10-cornered fight: Voters in Batu spoilt for choice amid fierce Malaysia GE15 contest

Flags of several political parties contesting at Batu parliamentary constituency. (Photo: CNA/Fadza Ishak)

KUALA LUMPUR: The roads in Bandar Baru Sentul, in the heart of Malaysia’s capital city are lined up with an endless array of blue, red and white flags of political parties.

Considered to be “ground zero” for the parliamentary seat of Batu, party supporters could be seen putting up various flags for their candidates earlier this week.  

The flags and buntings of Pakatan Harapan (PH), Barisan Nasional (BN), Perikatan Nasional (PN) and Parti Warisan (Warisan) dominate the streets here. At the same time, a few banners put up by the independent candidates can also be seen. 

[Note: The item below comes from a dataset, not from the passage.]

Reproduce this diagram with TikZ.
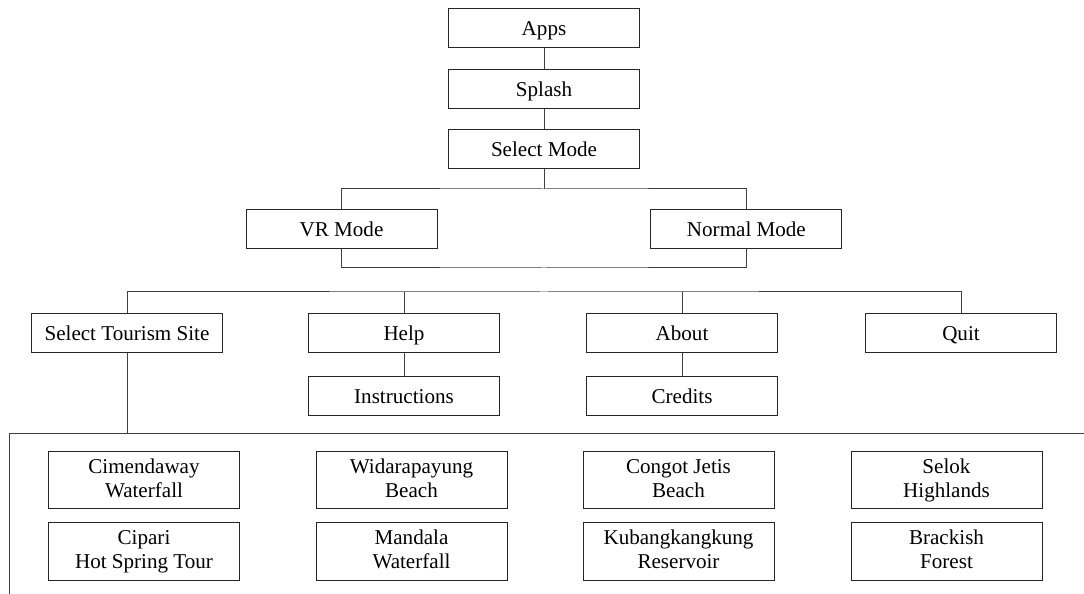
\documentclass[tikz,border=0pt]{standalone}
\usepackage{fontspec}
\setmainfont{Liberation Serif}

\begin{document}
\begin{tikzpicture}[font=\fontsize{15}{17.7}\selectfont]
	
	\tikzset{
		menubox/.style={draw=black!85,line width=0.7pt,minimum width=4.775cm,minimum height=0.975cm,inner sep=2pt,text height=10.5pt,text depth=0.5pt},
		sitebox/.style={draw=black!85,line width=0.7pt,minimum width=4.775cm,minimum height=1.425cm,inner sep=2pt,align=center},
		link/.style={draw=black!75,line width=0.7pt},
	}
	
	% fixed frame of the whole chart
	\useasboundingbox (0,0) rectangle (27.1,14.85);
	
	%========================================
	% Start-up chain
	%========================================
	\node[menubox] (apps)    at (13.6,14.1375) {Apps};
	\node[menubox] (splash)  at (13.6,12.6125) {Splash};
	\node[menubox] (selmode) at (13.6,11.1125) {Select Mode};
	
	\draw[link] (apps) -- (splash);
	\draw[link] (splash) -- (selmode);
	
	%========================================
	% Mode choice
	%========================================
	\node[menubox] (vr)     at (8.5375,9.125) {VR Mode};
	\node[menubox] (normal) at (18.66,9.125)  {Normal Mode};
	
	\coordinate (modeTop) at (13.6,10.125);
	\coordinate (modeLow) at (13.6,8.15);
	
	% split above, join below
	\draw[link] (selmode) -- (modeTop);
	\draw[link] (vr.north) |- (modeTop) -| (normal.north);
	\draw[link] (vr.south) |- (modeLow) -| (normal.south);
	
	%========================================
	% Main menu
	%========================================
	\node[menubox] (site)  at (3.175,6.525)  {Select Tourism Site};
	\node[menubox] (help)  at (10.1,6.525)   {Help};
	\node[menubox] (about) at (17.05,6.525)  {About};
	\node[menubox] (quit)  at (24.025,6.525) {Quit};
	
	\node[menubox] (instr)   at (10.1,4.95)  {Instructions};
	\node[menubox] (credits) at (17.05,4.95) {Credits};
	
	\coordinate (menuBus) at (13.6,7.55);
	
	\draw[link] (site.north) |- (menuBus) -| (quit.north);
	\draw[link] (help.north) -- (help.north |- menuBus);
	\draw[link] (about.north) -- (about.north |- menuBus);
	\draw[link] (help) -- (instr);
	\draw[link] (about) -- (credits);
	
	%========================================
	% Tourism sites
	%========================================
	\coordinate (siteW) at (0.225,4.0);
	\coordinate (siteE) at (27.1,4.0);
	\coordinate (siteS) at (0.225,0);
	
	\draw[link] (site.south) -- (site.south |- siteW);
	\draw[link] (siteE) -- (siteW) -- (siteS);
	
	\node[sitebox] (cimendaway) at (3.6,2.8375)     {Cimendaway\strut\\Waterfall\strut};
	\node[sitebox] (widara)     at (10.2875,2.8375) {Widarapayung\strut\\Beach\strut};
	\node[sitebox] (congot)     at (16.9625,2.8375) {Congot Jetis\strut\\Beach\strut};
	\node[sitebox] (selok)      at (23.6625,2.8375) {Selok\strut\\Highlands\strut};
	
	\node[sitebox] (cipari)     at (3.6,1.0625)     {Cipari\strut\\Hot Spring Tour\strut};
	\node[sitebox] (mandala)    at (10.2875,1.0625) {Mandala\strut\\Waterfall\strut};
	\node[sitebox] (kubang)     at (16.9625,1.0625) {Kubangkangkung\strut\\Reservoir\strut};
	\node[sitebox] (brackish)   at (23.6625,1.0625) {Brackish\strut\\Forest\strut};
	
\end{tikzpicture}
\end{document}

With a contest involving 10 candidates, the Batu parliamentary seat is the most crowded in the country’s history of holding federal elections. At the state level, the seat of Bengkoka in Sabah saw an 11-cornered fight during the state polls in 2020.    

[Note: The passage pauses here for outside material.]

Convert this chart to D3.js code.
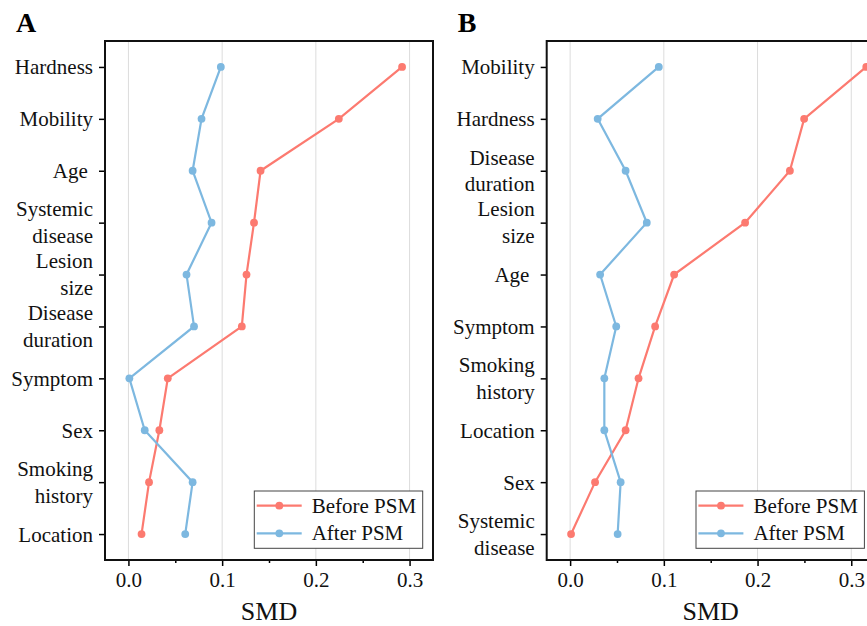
<!DOCTYPE html>
<html>
<head>
<meta charset="utf-8">
<script src="https://cdn.jsdelivr.net/npm/d3@7"></script>
<style>
  body { margin: 0; background: #fff; }
  svg { display: block; font-family: "Liberation Serif", "Times New Roman", serif; }
</style>
</head>
<body>
<div id="chart"></div>
<script>
// panel A
var catsA = ["Hardness", "Mobility", "Age ", "Systemic disease", "Lesion size", "Disease duration", "Symptom", "Sex", "Smoking history", "Location"];
var beforeA = [0.292, 0.2245, 0.141, 0.134, 0.126, 0.121, 0.042, 0.033, 0.022, 0.014];
var afterA  = [0.0986, 0.078, 0.0685, 0.0887, 0.062, 0.070, 0.001, 0.0174, 0.0685, 0.0606];

// panel B
var catsB = ["Mobility", "Hardness", "Disease duration", "Lesion size", "Age ", "Symptom", "Smoking history", "Location", "Sex", "Systemic disease"];
var beforeB = [0.316, 0.2497, 0.2345, 0.1867, 0.111, 0.0907, 0.073, 0.0592, 0.0266, 0.001];
var afterB  = [0.0946, 0.0294, 0.0592, 0.0818, 0.032, 0.0492, 0.0365, 0.0365, 0.0539, 0.0507];

var xTicks = [0, 0.1, 0.2, 0.3];
var xMinor = [0.05, 0.15, 0.25];
var seriesNames = ["Before PSM", "After PSM"];
var colors = ["#FC7A70", "#7DB8E0"];

var width = 867, height = 626;
var svg = d3.select("#chart").append("svg")
    .attr("width", width)
    .attr("height", height);

function drawPanel(left, letter, cats, before, after) {
  var top = 41, w = 328, h = 519;

  var x = d3.scaleLinear().domain([-0.025, 0.325]).range([left, left + w]);
  var y = d3.scalePoint().domain(cats).range([top, top + h]).padding(0.5);

  var g = svg.append("g");

  // grid
  g.selectAll(".grid").data(xTicks).enter().append("line")
      .attr("x1", function(d) { return x(d); })
      .attr("x2", function(d) { return x(d); })
      .attr("y1", top).attr("y2", top + h)
      .attr("stroke", "#dcdcdc").attr("stroke-width", 1);

  // x axis
  var xAxis = g.append("g")
      .attr("transform", "translate(0," + (top + h) + ")")
      .call(d3.axisBottom(x).tickValues(xTicks).tickFormat(d3.format(".1f")).tickSize(6).tickPadding(6));
  xAxis.select(".domain").remove();
  xAxis.selectAll("line").attr("stroke", "#000").attr("stroke-width", 1.5);
  xAxis.selectAll("text").attr("font-size", 21).attr("font-family", "Liberation Serif").attr("fill", "#111");

  var xMinorAxis = g.append("g")
      .attr("transform", "translate(0," + (top + h) + ")")
      .call(d3.axisBottom(x).tickValues(xMinor).tickFormat("").tickSize(3));
  xMinorAxis.select(".domain").remove();
  xMinorAxis.selectAll("line").attr("stroke", "#000").attr("stroke-width", 1.5);

  // y axis
  var yAxis = g.append("g")
      .attr("transform", "translate(" + left + ",0)")
      .call(d3.axisLeft(y).tickSize(6).tickPadding(6));
  yAxis.select(".domain").remove();
  yAxis.selectAll("line").attr("stroke", "#000").attr("stroke-width", 1.5);
  yAxis.selectAll("text").each(function(d) {
    var t = d3.select(this);
    t.text(null).attr("dy", null)
      .attr("font-size", 21).attr("font-family", "Liberation Serif").attr("fill", "#111")
      .style("white-space", "pre");
    var words = d.split(" ");
    if (words.length > 1 && words[1] !== "") {
      t.append("tspan").attr("x", -12).attr("y", -6.7).text(words[0]);
      t.append("tspan").attr("x", -12).attr("y", 20).text(words.slice(1).join(" "));
    } else {
      t.append("tspan").attr("x", -12).attr("y", 7).text(d);
    }
  });

  // lines
  var line = d3.line()
      .x(function(d) { return x(d.v); })
      .y(function(d) { return y(d.c); });

  [before, after].forEach(function(vals, i) {
    var pts = cats.map(function(c, j) { return { c: c, v: vals[j] }; });
    g.append("path").datum(pts)
        .attr("d", line)
        .attr("fill", "none")
        .attr("stroke", colors[i])
        .attr("stroke-width", 2.2);
    g.selectAll(".dot" + i).data(pts).enter().append("circle")
        .attr("cx", function(d) { return x(d.v); })
        .attr("cy", function(d) { return y(d.c); })
        .attr("r", 3.9)
        .attr("fill", colors[i]);
  });

  // frame
  g.append("rect")
      .attr("x", left).attr("y", top)
      .attr("width", w).attr("height", h)
      .attr("fill", "none")
      .attr("stroke", "#111")
      .attr("stroke-width", 2);

  // legend
  var lx = left + 149.3, ly = 491;
  var leg = g.append("g").attr("transform", "translate(" + lx + "," + ly + ")");
  leg.append("rect")
      .attr("width", 168.4).attr("height", 57.3)
      .attr("fill", "#fff").attr("stroke", "#444").attr("stroke-width", 1);
  seriesNames.forEach(function(name, i) {
    var ry = 14.7 + i * 27.6;
    leg.append("line")
        .attr("x1", 2.4).attr("x2", 47.4)
        .attr("y1", ry).attr("y2", ry)
        .attr("stroke", colors[i]).attr("stroke-width", 2.2);
    leg.append("circle")
        .attr("cx", 25).attr("cy", ry).attr("r", 3.9)
        .attr("fill", colors[i]);
    leg.append("text")
        .attr("x", 57.4).attr("y", ry + 7)
        .attr("font-size", 21).attr("fill", "#111")
        .text(name);
  });

  // axis title
  g.append("text")
      .attr("x", left + w / 2).attr("y", 620)
      .attr("text-anchor", "middle")
      .attr("font-size", 26).attr("fill", "#111")
      .text("SMD");

  // panel letter
  svg.append("text")
      .attr("x", left - 89).attr("y", 32)
      .attr("font-size", 28).attr("font-weight", "bold").attr("fill", "#000")
      .text(letter);
}

drawPanel(105, "A", catsA, beforeA, afterA);
drawPanel(546.7, "B", catsB, beforeB, afterB);
</script>
</body>
</html>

The incumbent in Batu is P Prabakaran. He won the seat as an independent in the 2018 polls and is now standing on a PH ticket.

His challengers include former two-term Batu MP Chua Tian Chang, better known as Tian Chua. He was disqualified from standing in the last election and campaigned for Prabakaran instead. 

Prabakaran, who was still studying law in university during the 14th General Election was the youngest ever MP in Malaysia at the age of 22, before later joining Parti Keadilan Rakyat (PKR). 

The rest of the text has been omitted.